Werner Ottilinger: Generell muss man moderne Smart Buildings als integrierte Komplettsysteme verstehen und anlegen. Nur so lässt sich das Potenzial der Technik voll ausschöpfen und das jeweilige Einsparpotenzial auch nutzen. Daher empfiehlt es sich, bei der Planung und Umsetzung einen Spezialisten zu Rate ziehen, der das Gebäude ganzheitlich betrachtet und in allen Bereichen aktiv werden kann.

 

tab: In welchen Bereichen unterstützt Sauter hierbei?

Werner Ottilinger: Wir bieten Beratung, Technik und System­implementierung in den Bereichen Gebäudeautomation und Facility Management.

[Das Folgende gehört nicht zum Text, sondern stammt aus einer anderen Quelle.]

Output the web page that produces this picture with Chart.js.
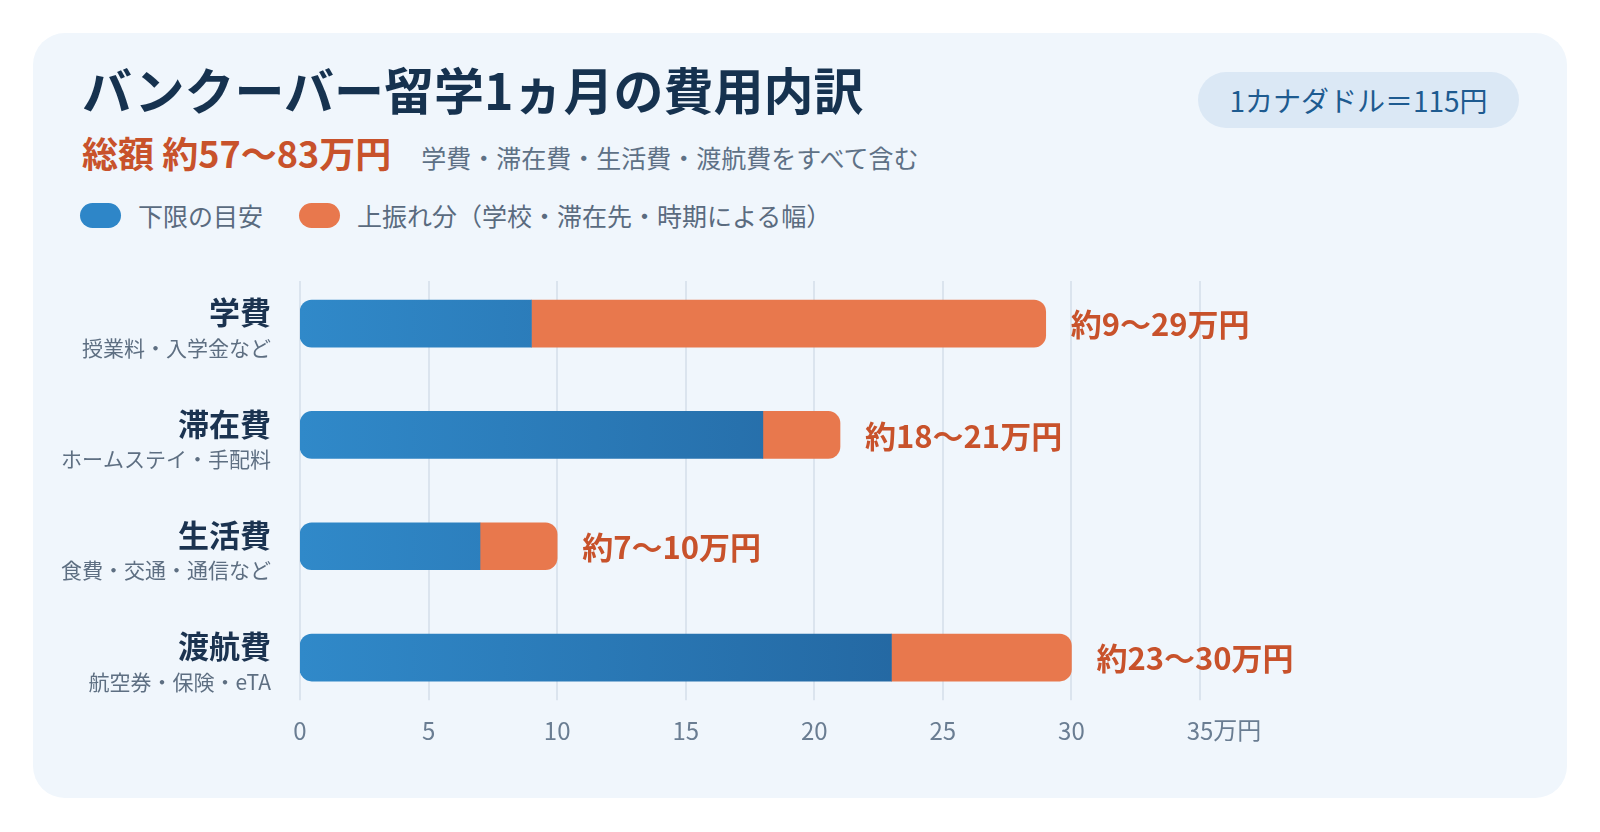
<!DOCTYPE html>
<html lang="ja">
<head>
<meta charset="utf-8">
<title>バンクーバー留学1ヵ月の費用内訳</title>
<script src="https://cdn.jsdelivr.net/npm/chart.js@4/dist/chart.umd.min.js"></script>
<style>
  html, body { margin: 0; padding: 0; background: #ffffff; }
  body { width: 1600px; height: 832px; position: relative; overflow: hidden;
         font-family: "Noto Sans CJK JP", "Noto Sans", sans-serif; }
  .card { position: absolute; left: 33px; top: 33px; width: 1534px; height: 765px;
          border-radius: 32px; background: #f0f6fc; }
  .title { position: absolute; left: 82px; top: 58px; margin: 0;
           font-size: 50px; font-weight: 700; color: #16324f; line-height: 1.2; }
  .sub { position: absolute; left: 82px; top: 131px; white-space: nowrap; line-height: 1.2; }
  .sub .total { font-size: 36px; font-weight: 700; color: #c8522b; }
  .sub .note { font-size: 25px; color: #5e7186; margin-left: 30px; }
  .legend { position: absolute; left: 80px; top: 197px; height: 36px; display: flex; align-items: center;
            font-size: 25px; color: #5a6b7f; }
  .legend .sw { width: 41px; height: 25px; border-radius: 13px; display: inline-block; margin-right: 17px; }
  .legend .item { display: flex; align-items: center; margin-right: 36px; }
  .badge { position: absolute; left: 1198px; top: 72px; width: 321px; height: 56px; border-radius: 28px;
           background: #dbe8f5; color: #1e5b90; font-size: 28px; display: flex;
           align-items: center; justify-content: center; }
  .chart-box { position: absolute; left: 0; top: 0; width: 1600px; height: 832px; }
</style>
</head>
<body>
<div class="card"></div>
<h1 class="title">バンクーバー留学1ヵ月の費用内訳</h1>
<div class="sub"><span class="total">総額 約57〜83万円</span><span class="note">学費・滞在費・生活費・渡航費をすべて含む</span></div>
<div class="legend">
  <div class="item"><span class="sw" style="background:#2e86c8"></span>下限の目安</div>
  <div class="item"><span class="sw" style="background:#e8784d"></span>上振れ分（学校・滞在先・時期による幅）</div>
</div>
<div class="badge">1カナダドル＝115円</div>
<div class="chart-box"><canvas id="costChart"></canvas></div>

<script>
// ---- data (万円) ----
const categories = ["学費", "滞在費", "生活費", "渡航費"];
const subLabels = ["授業料・入学金など", "ホームステイ・手配料", "食費・交通・通信など", "航空券・保険・eTA"];
const lowValues = [9, 18, 7, 23];     // 下限の目安
const highValues = [29, 21, 10, 30];  // 上限
const tickValues = [0, 5, 10, 15, 20, 25, 30, 35];
const axisUnit = "万円";

const FONT = '"Noto Sans CJK JP", "Noto Sans", sans-serif';
const ORANGE = "#e8784d";
const LABEL_ORANGE = "#c8522b";
const TICK_COLOR = "#6a7d92";

// blue fill: gradient running across the value axis
function blueFill(ctx) {
  const chart = ctx.chart;
  if (!chart.chartArea) return "#2e86c8";
  const x = chart.scales.x;
  const g = chart.ctx.createLinearGradient(x.getPixelForValue(0), 0, x.getPixelForValue(25), 0);
  g.addColorStop(0, "#3089c9");
  g.addColorStop(1, "#2366a0");
  return g;
}

// grid lines (a bit shorter than the chart area, like the original)
const gridPlugin = {
  id: "gridLines",
  beforeDatasetsDraw(chart) {
    const { ctx, chartArea } = chart;
    const x = chart.scales.x;
    ctx.save();
    ctx.strokeStyle = "#dbe4ee";
    ctx.lineWidth = 2;
    tickValues.forEach(v => {
      const px = Math.round(x.getPixelForValue(v));
      ctx.beginPath();
      ctx.moveTo(px, chartArea.top + 13);
      ctx.lineTo(px, chartArea.bottom - 13);
      ctx.stroke();
    });
    ctx.restore();
  }
};

// category labels, range labels and the unit after the last tick
const labelPlugin = {
  id: "rangeLabels",
  afterDatasetsDraw(chart) {
    const { ctx } = chart;
    const x = chart.scales.x;
    const y = chart.scales.y;
    ctx.save();
    ctx.textBaseline = "middle";

    categories.forEach((cat, i) => {
      const cy = y.getPixelForValue(i);
      ctx.textAlign = "right";
      ctx.fillStyle = "#1b3350";
      ctx.font = `700 31px ${FONT}`;
      ctx.fillText(cat, 271, cy - 11);
      ctx.fillStyle = "#5e6f82";
      ctx.font = `400 21px ${FONT}`;
      ctx.fillText(subLabels[i], 271, cy + 24);

      ctx.textAlign = "left";
      ctx.fillStyle = LABEL_ORANGE;
      ctx.font = `700 31px ${FONT}`;
      ctx.fillText(`約${lowValues[i]}〜${highValues[i]}万円`, x.getPixelForValue(highValues[i]) + 25, cy + 1);
    });

    // "万円" after the last tick number
    const last = tickValues[tickValues.length - 1];
    ctx.font = `400 24px ${FONT}`;
    const w = ctx.measureText(String(last)).width;
    ctx.fillStyle = TICK_COLOR;
    ctx.textAlign = "left";
    const tickY = chart.chartArea.bottom + 3 + 14;
    ctx.fillText(axisUnit, x.getPixelForValue(last) + w / 2, tickY);
    ctx.restore();
  }
};

const canvas = document.getElementById("costChart");

new Chart(canvas.getContext("2d"), {
  type: "bar",
  data: {
    labels: categories,
    datasets: [
      {
        label: "下限の目安",
        data: lowValues,
        backgroundColor: blueFill,
        borderRadius: { topLeft: 12, bottomLeft: 12, topRight: 0, bottomRight: 0 },
        borderSkipped: false,
        barThickness: 47
      },
      {
        label: "上振れ分（学校・滞在先・時期による幅）",
        data: lowValues.map((v, i) => [v, highValues[i]]),
        backgroundColor: ORANGE,
        borderRadius: { topLeft: 0, bottomLeft: 0, topRight: 12, bottomRight: 12 },
        borderSkipped: false,
        barThickness: 47
      }
    ]
  },
  options: {
    indexAxis: "y",
    responsive: true,
    maintainAspectRatio: false,
    animation: false,
    layout: { padding: { left: 300, right: 400, top: 268, bottom: 84 } },
    plugins: { legend: { display: false }, tooltip: { enabled: false } },
    scales: {
      x: {
        min: 0,
        max: 35,
        grid: { display: false, drawTicks: false },
        border: { display: false },
        ticks: {
          stepSize: 5,
          padding: 3,
          color: TICK_COLOR,
          font: { family: FONT, size: 24 }
        }
      },
      y: {
        display: false,
        grid: { display: false }
      }
    },
    datasets: { bar: { grouped: false } }
  },
  plugins: [gridPlugin, labelPlugin]
});
</script>
</body>
</html>
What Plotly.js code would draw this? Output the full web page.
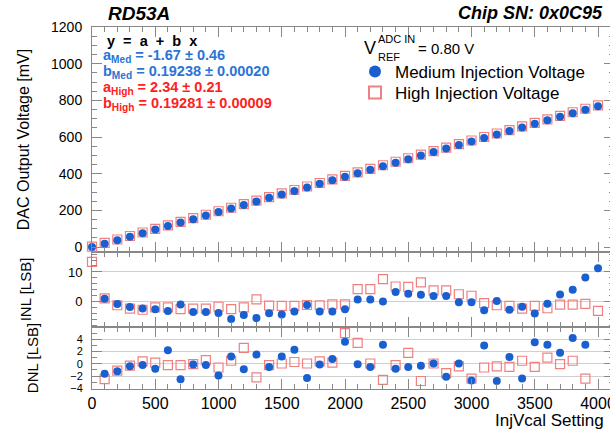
<!DOCTYPE html>
<html>
<head>
<meta charset="utf-8">
<script src="https://cdn.plot.ly/plotly-3.0.1.min.js"></script>
<style>html,body{margin:0;padding:0;overflow:hidden;background:#fff;}#chart{width:614px;height:432px;}</style>
</head>
<body>
<div id="chart"></div>
<script>
// ---- data ----
const injvcal = [0,100,200,300,400,500,600,700,800,900,1000,1100,1200,1300,1400,1500,1600,1700,1800,1900,2000,2100,2200,2300,2400,2500,2600,2700,2800,2900,3000,3100,3200,3300,3400,3500,3600,3700,3800,3900,4000];
const voltMed = [0,18,37,56,75,95,114,133,152,172,191,210,229,248,268,287,306,325,345,364,383,402,422,441,460,479,499,518,537,556,575,595,614,633,652,672,691,710,729,749,768];
const voltHigh = [2,22,41,60,79,99,118,137,157,176,195,214,234,253,272,292,311,330,349,369,388,407,426,446,465,484,504,523,542,561,581,600,619,638,658,677,696,715,735,754,773];
const inlMed = [null,1.0,-0.8,-1.8,-2.3,-2.5,-3.1,-0.9,-3.5,-3.5,-3.8,-5.8,-4.5,-5.5,-3.9,-4.3,-3.3,-1.1,-3.3,-3.3,-2.5,0.7,0.7,0.1,3.3,2.7,2.3,1.9,1.9,-0.2,-0.2,-2.9,0.2,-2.7,-1.7,-4.0,-0.7,2.4,4.0,8.1,11.2];
const inlHigh = [13.4,1.1,-1.2,-2.3,-2.7,-1.9,-1.9,-2.5,-2.3,-2.3,-1.7,-2.5,-1.9,0.8,-1.3,-1.4,-1.4,-1.1,-1.2,-0.9,-0.9,4.2,4.2,7.6,5.1,5.0,6.5,3.8,3.8,2.5,2.0,-0.5,-1.2,-1.4,-2.3,-1.4,-2.2,-1.0,-1.0,-0.7,-3.1];
const dnlX = [100,200,300,400,500,600,700,800,900,1000,1100,1200,1300,1400,1500,1600,1700,1800,1900,2000,2100,2200,2300,2400,2500,2600,2700,2800,2900,3000,3100,3200,3300,3400,3500,3600,3700,3800,3900];
const dnlMed = [-1.6,-1.2,-0.4,-0.2,-0.8,2.2,-2.5,-0.1,-0.2,-1.9,1.2,-0.9,1.5,-0.5,1.2,2.3,-2.3,-0.1,0.8,3.6,-0.05,-0.5,3.1,-0.8,-0.5,-0.3,0.05,-2.1,0.05,-2.7,3.0,-2.8,1.1,-2.4,3.5,3.1,1.8,4.2,3.1];
const dnlHigh = [-2.5,-1.1,-0.3,0.4,0.2,-0.2,-0.2,-0.05,0.6,-0.6,0.5,2.6,-2.2,-0.2,0.05,0.3,0.05,0.4,0.2,5.0,3.4,0.05,-2.6,-0.2,1.8,-2.8,0.05,-1.5,-0.4,-2.4,-0.6,-0.4,-0.5,0.5,-0.5,1.0,-0.05,0.5,-2.4];
const seriesNames = ["Medium Injection Voltage","High Injection Voltage"];
const fitLines = ["y&nbsp;&nbsp;=&nbsp;&nbsp;a&nbsp;&nbsp;+&nbsp;&nbsp;b&nbsp;&nbsp;x","a<sub>Med</sub> = -1.67 ± 0.46","b<sub>Med</sub> = 0.19238 ± 0.00020","a<sub>High</sub> = 2.34 ± 0.21","b<sub>High</sub> = 0.19281 ± 0.00009"];
const dnlTicks = [-4,-2,0,2,4];

// ---- style ----
const FONT = "Liberation Sans, Arial, sans-serif";
const NARROW = "Liberation Sans Narrow, Liberation Sans, Arial, sans-serif";
const BLUE = "#1a5fcf";
const RED = "#f08080";
const fitColors = ["#000000","#2a74d6","#2a74d6","#ff2020","#ff2020"];
const W = 614, H = 432, L = 92;
const px = x => (x - L) / (W - L);
const py = y => 1 - y / H;

const medMarker = {symbol:"circle", size:8, color:BLUE};
const highMarker = {symbol:"square-open", size:9, color:RED, line:{width:1.2, color:RED}};

const traces = [
  {x:injvcal, y:voltHigh, xaxis:"x3", yaxis:"y3", type:"scatter", mode:"markers", name:seriesNames[1], marker:highMarker, cliponaxis:false, legend:"legend2"},
  {x:injvcal, y:voltMed, xaxis:"x3", yaxis:"y3", type:"scatter", mode:"markers", name:seriesNames[0], marker:medMarker, cliponaxis:false, legend:"legend"},
  {x:injvcal, y:inlHigh, xaxis:"x2", yaxis:"y2", type:"scatter", mode:"markers", marker:highMarker, showlegend:false, cliponaxis:false},
  {x:injvcal, y:inlMed, xaxis:"x2", yaxis:"y2", type:"scatter", mode:"markers", marker:medMarker, showlegend:false, cliponaxis:false},
  {x:dnlX, y:dnlHigh, xaxis:"x", yaxis:"y", type:"scatter", mode:"markers", marker:highMarker, showlegend:false, cliponaxis:false},
  {x:dnlX, y:dnlMed, xaxis:"x", yaxis:"y", type:"scatter", mode:"markers", marker:medMarker, showlegend:false, cliponaxis:false}
];

const AX = "#888";
const xRange = [0, (W - L) / 0.1265];
function xa(showLabels, anchor){
  return {range:xRange, anchor:anchor, domain:[0,1], showgrid:false, zeroline:false,
    showline:true, linecolor:AX, linewidth:1, mirror:"ticks",
    ticks:"inside", ticklen:10, tickcolor:AX, tickwidth:1, dtick:500, tick0:0,
    minor:{dtick:100, ticks:"inside", ticklen:5, tickcolor:AX, showgrid:false},
    ticklabeloverflow:"allow",
    showticklabels:showLabels, tickfont:{family:FONT, size:16, color:"#000"}};
}
function ya(domain, range, dtick, minorDtick, fontSize, grid, title, titleSize, standoff, anchor){
  return {domain:domain, range:range, anchor:anchor, dtick:dtick, tick0:0,
    showline:true, linecolor:AX, linewidth:1, mirror:"ticks", zeroline:false,
    showgrid:grid, gridcolor:"#d0d0d0", gridwidth:1,
    ticks:"inside", ticklen:10, tickcolor:AX, tickwidth:1,
    minor:{dtick:minorDtick, ticks:"inside", ticklen:5, tickcolor:AX, showgrid:false},
    tickfont:{family:FONT, size:fontSize, color:"#000"}, ticklabelstandoff:6,
    title:{text:title, font:{family:FONT, size:titleSize, color:"#000"}, standoff:standoff}};
}

const dnlAxis = ya([py(389), py(327)], [-4.1, 6.0], 2, 1, 11, true, "DNL [LSB]", 15, 28, "x");
dnlAxis.tickmode = "array";
dnlAxis.tickvals = dnlTicks;
dnlAxis.ticktext = dnlTicks.map(v => v < 0 ? "\u2212" + Math.abs(v) : String(v));

const legendBase = {xanchor:"left", yanchor:"middle", bgcolor:"rgba(0,0,0,0)", font:{family:FONT, size:17, color:"#000"}, itemsizing:"constant", borderwidth:0};

const layout = {
  width:W, height:H, margin:{l:L, r:0, t:0, b:0},
  paper_bgcolor:"#fff", plot_bgcolor:"#fff",
  font:{family:FONT, color:"#000"},
  title:{text:"<b><i>RD53A</i></b>", x:px(108), xref:"paper", xanchor:"left", y:py(13), yref:"container", yanchor:"middle", font:{family:FONT, size:19, color:"#000"}},
  xaxis: xa(true, "y"),
  xaxis2: xa(false, "y2"),
  xaxis3: xa(false, "y3"),
  yaxis: dnlAxis,
  yaxis2: ya([py(327), py(252)], [-8.5, 16.7], 10, 2, 13, true, "INL [LSB]", 15, 32, "x2"),
  yaxis3: ya([py(252), py(27)], [-27.3, 1200], 200, 50, 14, false, "DAC Output Voltage [mV]", 16, 17, "x3"),
  showlegend:true,
  legend: Object.assign({x:px(355), y:py(72)}, legendBase),
  legend2: Object.assign({x:px(355), y:py(93)}, legendBase),
  annotations:[
    {text:"<b><i>Chip SN: 0x0C95</i></b>", xref:"paper", yref:"paper", x:px(605), y:py(13), xanchor:"right", yanchor:"middle", showarrow:false, font:{family:FONT, size:18, color:"#000"}},
    {text:"InjVcal Setting", xref:"paper", yref:"paper", x:px(606), y:py(420), xanchor:"right", yanchor:"middle", showarrow:false, font:{family:FONT, size:17, color:"#000"}},
    {text:"V", xref:"paper", yref:"paper", x:px(362), y:py(48), xanchor:"left", yanchor:"middle", showarrow:false, font:{family:FONT, size:18, color:"#000"}},
    {text:"ADC IN", xref:"paper", yref:"paper", x:px(376), y:py(39), xanchor:"left", yanchor:"middle", showarrow:false, font:{family:FONT, size:11, color:"#000"}},
    {text:"REF", xref:"paper", yref:"paper", x:px(376), y:py(57), xanchor:"left", yanchor:"middle", showarrow:false, font:{family:FONT, size:11, color:"#000"}},
    {text:"= 0.80 V", xref:"paper", yref:"paper", x:px(416), y:py(48), xanchor:"left", yanchor:"middle", showarrow:false, font:{family:FONT, size:15, color:"#000"}}
  ]
};
const fitY = [41, 56, 72, 88, 104];
const fitX = [106, 102, 102, 102, 102];
fitLines.forEach((t, i) => {
  layout.annotations.push({text:"<b>" + t + "</b>", xref:"paper", yref:"paper", x:px(fitX[i]), y:py(fitY[i]), xanchor:"left", yanchor:"middle", showarrow:false, borderpad:0, font:{family:NARROW, size:14.5, color:fitColors[i]}});
});

Plotly.newPlot("chart", traces, layout, {staticPlot:true, displayModeBar:false});
</script>
</body>
</html>
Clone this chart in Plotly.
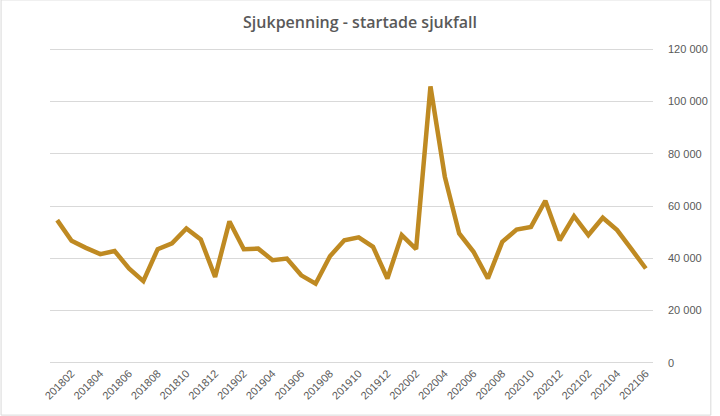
import plotly.graph_objects as go

months = [f"{y}{m:02d}" for y in (2018, 2019, 2020, 2021) for m in range(1, 13)][:42]
values = [54600, 46700, 44000, 41600, 42800, 36100, 31300, 43500, 45700, 51400,
          47200, 32900, 54100, 43500, 43700, 39300, 39900, 33500, 30300, 40800,
          46900, 48000, 44400, 32300, 48900, 43500, 105700, 71200, 49500, 42500,
          32300, 46300, 51000, 52000, 62000, 46900, 56100, 48900, 55500, 50800,
          43500, 36100]
tick_labels = months[1::2]
y_ticks = [0, 20000, 40000, 60000, 80000, 100000, 120000]
y_tick_text = ["0", "20 000", "40 000", "60 000", "80 000", "100 000", "120 000"]

fig = go.Figure()
fig.add_trace(go.Scatter(
    x=months, y=values, mode="lines",
    line=dict(color="#BF8A22", width=4.5),
    hoverinfo="skip",
))

W, H = 720, 416
pad = 400  # data units of padding so edge gridlines show
px_per_unit = 313 / 120000
L, R = 50, 60
T = 49.5 - pad * px_per_unit
B = H - 362.5 - pad * px_per_unit
pw = W - L - R
ph = H - T - B

fig.update_layout(
    width=W, height=H,
    margin=dict(l=L, r=R, t=T, b=B),
    paper_bgcolor="white", plot_bgcolor="white",
    showlegend=False,
    title=dict(text="Sjukpenning - startade sjukfall",
               x=0.5, xanchor="center", y=1 - 22 / H, yanchor="middle",
               font=dict(family="Open Sans", size=16, color="#595959", weight=600)),
    xaxis=dict(type="category", tickmode="array", tickvals=tick_labels,
               ticktext=tick_labels, tickangle=-45, showgrid=False,
               range=[-0.5, len(months) - 0.5],
               showline=False, ticks="", zeroline=False,
               tickfont=dict(family="Liberation Sans", size=11, color="#595959")),
    yaxis=dict(side="right", range=[-pad, 120000 + pad], tickmode="array",
               tickvals=y_ticks, ticktext=y_tick_text,
               showgrid=True, gridcolor="#D9D9D9", gridwidth=1,
               zeroline=False, showline=False, ticks="",
               ticklabelstandoff=14,
               tickfont=dict(family="Liberation Sans", size=11, color="#595959")),
    shapes=[dict(type="rect", xref="paper", yref="paper",
                 x0=(0.5 - L) / pw, x1=(718.5 - L) / pw,
                 y0=(H - B - 414.5) / ph, y1=(H - B - 0.5) / ph,
                 line=dict(color="#D9D9D9", width=1), fillcolor="rgba(0,0,0,0)",
                 layer="below")],
)

fig.write_html("out.html")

Wir sind auch Digitalisierungspartner unserer Kundinnen und Kunden. Ein gutes Beispiel hierfür ist die smarte IoT-Raumsensorik, über die Daten im Gebäude erfasst werden. Daraus ermittelt eine intelligente Software wichtige Kennwerte und ermöglicht so die Optimierung bei Verbrauch und betrieblicher Produktivität. Zusammen mit dem Smart Data Anbieter MeteoViva haben wir mit „amanteia“ ein cloudbasiertes Tool für die optimale Dekarbonisierung des Immobilienportfolios entwickelt. Basierend auf Aspekten wie Lage, Nutzung und Bausubstanz liefert die Lösung eine erste Einschätzung des CO2-Fußabdrucks sowie eine Projektion der Entwicklung bis 2050. Damit geben wir Entscheidern das richtige Werkzeug in die Hand, um ihre Immobilien fit für die Zukunft zu machen, Stranded Assets zu vermeiden und eine langfristig stabile Wertentwicklung zu unterstützen.